TRANSITION ‘INEVITABLE’ BUT NOT A ‘BINARY DEBATE’

Speaking on the same platform, Eskom CEO André de Ruyter described the energy transition as inevitable, saying “you just cannot hold back this wave with your bare hands, it is going to happen”.

Nevertheless, he contested the proposition that the transition was a “binary debate” between coal and renewables.

“Eskom, and hence South Africa, will be a very substantial consumer of coal for a very long period of time to come.

“So the notion that somehow we will succumb to pressure from the ‘Global North’ to sterilise all of our natural resources to satisfy pressure from international lenders is simply not substantiated by the facts.”

Instead, as South Africa’s old coal fleet reached retirement age it was uneconomical to extend their lives in a context where renewables provided the lowest-cost new electricity and could be built faster than any of the alternatives.

There was also appetite, De Ruyter noted, from investors to make “risk-based investments” in renewable energy, without government guarantees, pointing by way of example to the recently announced Eskom land-lease deal in Mpumalanga for a possible 2 000 MW of new capacity.

He then challenged South African bankers to “start taking more risk” and wean themselves off their “addiction to National Treasury guarantees”.

“Now I know that it's tied up with a single-buyer model, [but] as soon as we open up the market, I think we should walk away from National Treasury guarantees.”

De Ruyter was also strident in his view that the bulk of the JET-P funding should be directed towards Eskom.

“The money, if we are serious about decarbonisation, should be directed by and large to Eskom, because that is where you have your cheapest and quickest decarbonisation route.”

He questioned the diversion, at this stage, of concessional funding to green hydrogen, given that the industry was dependent on there being excess electrons, water and grid capacity; preconditions that were not currently in place in South Africa.

He also queried the extension of concessional financing to manufacturers of electric vehicles, who would “no doubt pass on the benefits of concessional financing to their shareholders”.

“I'm not sure if the Germans and the French and the Americans will take kindly to extending concessional financing that will eventually find its way into the pockets of shareholders.

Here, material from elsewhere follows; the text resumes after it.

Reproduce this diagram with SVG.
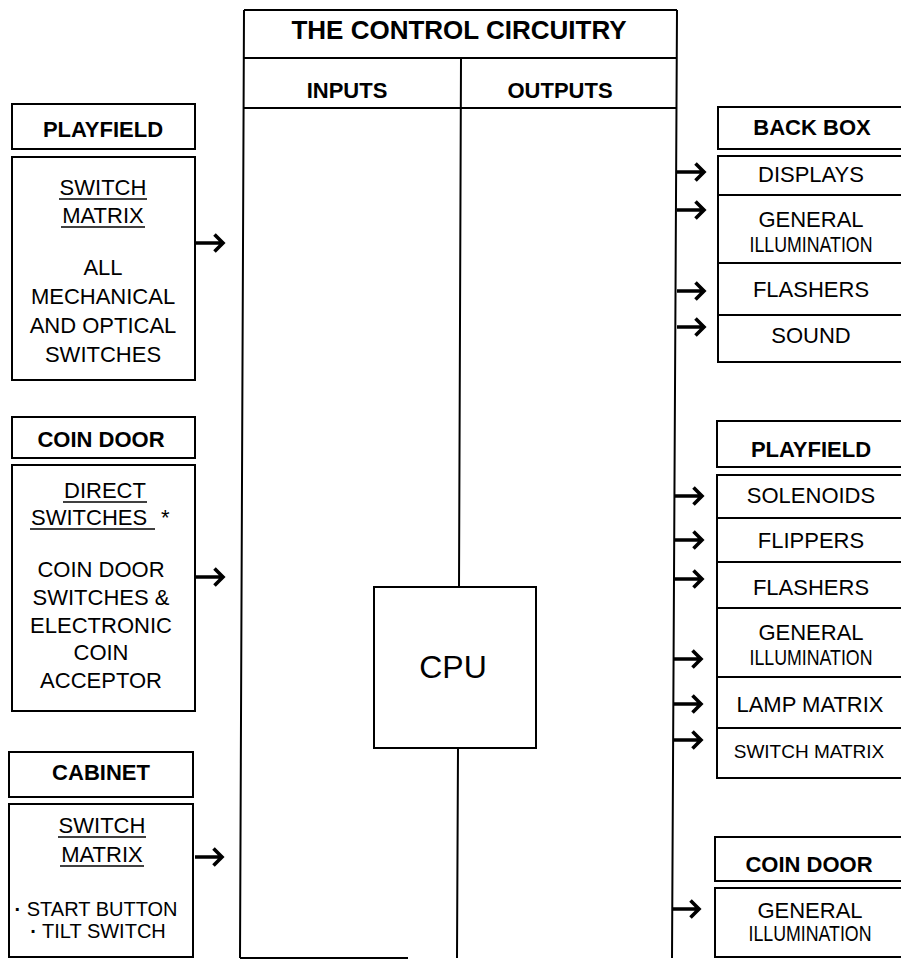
<svg xmlns="http://www.w3.org/2000/svg" xmlns:xlink="http://www.w3.org/1999/xlink" width="901" height="959" viewBox="0 0 901 959">
  <style>
    .box { fill: none; stroke: #000; stroke-width: 2; }
    .ln { fill: none; stroke: #000; stroke-width: 2; }
    .ul { stroke: #000; stroke-width: 1.6; }
    .t { font-family: "Liberation Sans", Arial, Helvetica, sans-serif; font-size: 22px; text-anchor: middle; fill: #000; }
    .b { font-weight: bold; }
    .sm { font-size: 20px; }
    .title { font-size: 26px; }
    .big { font-size: 32px; }
    .dot { font-weight: bold; }
    .arw { fill: none; stroke: #000; stroke-width: 3.6; stroke-linejoin: miter; }
  </style>
  <defs>
    <!-- thick shaft with an open chevron head, drawn from (0,0) pointing right -->
    <path id="arr" d="M0,0 H26 M18.5,-8.5 L27,0 L18.5,8.5"/>
  </defs>
  <rect width="901" height="959" fill="#fff"/>

  <!-- central frame: title, input/output columns and CPU -->
  <g id="control-circuitry">
    <path class="ln" d="M244,10 H677 M244,10 L240,958 M677,10 L672,958 M244,58 H677 M244,108 H676 M240,958 H408"/>
    <text class="t b title" x="459" y="39">THE CONTROL CIRCUITRY</text>
    <text class="t b" x="347" y="98">INPUTS</text>
    <text class="t b" x="560" y="98">OUTPUTS</text>
  </g>

  <g id="cpu">
    <path class="ln" d="M461,58 L459,587 M458,748 L457,958"/>
    <rect class="box" x="374" y="587" width="162" height="161"/>
    <text class="t big" x="453" y="678">CPU</text>
  </g>

  <!-- inputs -->
  <g id="in-playfield">
    <rect class="box" x="12" y="104" width="183" height="45"/>
    <text class="t b" x="103" y="137">PLAYFIELD</text>
    <rect class="box" x="12" y="157" width="183" height="223"/>
    <text class="t" x="103" y="195">SWITCH</text>
    <line class="ul" x1="59" y1="199" x2="147" y2="199"/>
    <text class="t" x="103" y="223">MATRIX</text>
    <line class="ul" x1="61" y1="227" x2="145" y2="227"/>
    <text class="t" x="103" y="275">ALL</text>
    <text class="t" x="103" y="304">MECHANICAL</text>
    <text class="t" x="103" y="333">AND OPTICAL</text>
    <text class="t" x="103" y="362">SWITCHES</text>
  </g>

  <g id="in-coin-door">
    <rect class="box" x="12" y="417" width="183" height="41"/>
    <text class="t b" x="101" y="447">COIN DOOR</text>
    <rect class="box" x="12" y="465" width="183" height="246"/>
    <text class="t" x="105" y="498">DIRECT</text>
    <line class="ul" x1="63" y1="502" x2="147" y2="502"/>
    <text class="t" x="31" y="525" style="text-anchor:start">SWITCHES<tspan x="161">*</tspan></text>
    <line class="ul" x1="30" y1="529" x2="155" y2="529"/>
    <text class="t" x="101" y="577">COIN DOOR</text>
    <text class="t" x="101" y="605">SWITCHES &amp;</text>
    <text class="t" x="101" y="633">ELECTRONIC</text>
    <text class="t" x="101" y="660">COIN</text>
    <text class="t" x="101" y="688">ACCEPTOR</text>
  </g>

  <g id="in-cabinet">
    <rect class="box" x="9" y="752" width="184" height="45"/>
    <text class="t b" x="101" y="780">CABINET</text>
    <rect class="box" x="9" y="804" width="184" height="153"/>
    <text class="t" x="102" y="833">SWITCH</text>
    <line class="ul" x1="58" y1="837" x2="146" y2="837"/>
    <text class="t" x="102" y="862">MATRIX</text>
    <line class="ul" x1="60" y1="866" x2="144" y2="866"/>
    <text class="t sm" x="96" y="916"><tspan class="dot">·</tspan> START BUTTON</text>
    <text class="t sm" x="98" y="938"><tspan class="dot">·</tspan> TILT SWITCH</text>
  </g>

  <!-- outputs -->
  <g id="out-back-box">
    <rect class="box" x="718" y="107" width="190" height="42"/>
    <text class="t b" x="812" y="135">BACK BOX</text>
    <rect class="box" x="718" y="156" width="190" height="206"/>
    <path class="ln" d="M718,195 H908 M718,263 H908 M718,315 H908"/>
    <text class="t" x="811" y="182">DISPLAYS</text>
    <text class="t" x="811" y="227">GENERAL</text>
    <text class="t" x="811" y="252" textLength="123" lengthAdjust="spacingAndGlyphs">ILLUMINATION</text>
    <text class="t" x="811" y="297">FLASHERS</text>
    <text class="t" x="811" y="343">SOUND</text>
  </g>

  <g id="out-playfield">
    <rect class="box" x="717" y="421" width="191" height="46"/>
    <text class="t b" x="811" y="457">PLAYFIELD</text>
    <rect class="box" x="717" y="475" width="191" height="303"/>
    <path class="ln" d="M717,518 H908 M717,562 H908 M717,608 H908 M717,677 H908 M717,728 H908"/>
    <text class="t" x="811" y="503">SOLENOIDS</text>
    <text class="t" x="811" y="548">FLIPPERS</text>
    <text class="t" x="811" y="595">FLASHERS</text>
    <text class="t" x="811" y="640">GENERAL</text>
    <text class="t" x="811" y="665" textLength="123" lengthAdjust="spacingAndGlyphs">ILLUMINATION</text>
    <text class="t" x="810" y="712">LAMP MATRIX</text>
    <text class="t" x="809" y="758" style="font-size:19px">SWITCH MATRIX</text>
  </g>

  <g id="out-coin-door">
    <rect class="box" x="715" y="837" width="193" height="44"/>
    <text class="t b" x="809" y="872">COIN DOOR</text>
    <rect class="box" x="715" y="888" width="193" height="69"/>
    <text class="t" x="810" y="918">GENERAL</text>
    <text class="t" x="810" y="941" textLength="123" lengthAdjust="spacingAndGlyphs">ILLUMINATION</text>
  </g>

  <!-- signal arrows into and out of the control circuitry -->
  <g id="connectors" class="arw">
    <use xlink:href="#arr" x="196" y="243"/>
    <use xlink:href="#arr" x="196" y="577"/>
    <use xlink:href="#arr" x="195" y="857"/>
    <use xlink:href="#arr" x="677" y="172"/>
    <use xlink:href="#arr" x="677" y="210"/>
    <use xlink:href="#arr" x="677" y="291"/>
    <use xlink:href="#arr" x="677" y="327"/>
    <use xlink:href="#arr" x="675" y="496"/>
    <use xlink:href="#arr" x="675" y="540"/>
    <use xlink:href="#arr" x="675" y="579"/>
    <use xlink:href="#arr" x="674" y="659"/>
    <use xlink:href="#arr" x="674" y="704"/>
    <use xlink:href="#arr" x="674" y="740"/>
    <use xlink:href="#arr" x="672" y="909"/>
  </g>
</svg>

“So, a lot of debate is still going on in this space but, of course, I think the Eskom case is compelling.”

Creecy, by contrast, argued that South Africa needed to accelerate its electric vehicle and green hydrogen strategies, particularly in light of the energy crisis in Europe which would ultimately accelerate the energy transition across that continent, notwithstanding the short-term reaction to Russia’s invasion of Ukraine, which had precipitated far higher coal consumption.

“What I find very interesting is how the current energy crisis is now leading Europe to say that they're going to skip the gas phase, and they're going to move straight into green hydrogen.

“And that's why it's very important that we need to get into this race, and we need to get into this race extremely fast, as Egypt and Morocco are already positioning themselves and, obviously, they have a locational advantage over us because they could run pipelines into Europe.”

That said, gas and Africa’s right to invest in indigenous gas resources emerged as a strong theme of the gathering, with African business luminary Dr Mo Ibrahim describing as “ridiculous” the emerging argument that African gas projects should not be funded, particularly when such finance had flowed previously for projects that had a large portion of their production being exported.

Standard Bank Corporate and Investment Banking CEO Kenny Fihla argued that an immediate ban on non-renewable projects in Africa “was neither realistic nor fair” in a context of widespread energy poverty.

“The transition from non-renewable energy requires a gradual and measured process.

“We, therefore, view certain oil and natural gas projects as being critical components of the energy transition, especially in the African continent,” Fihla said.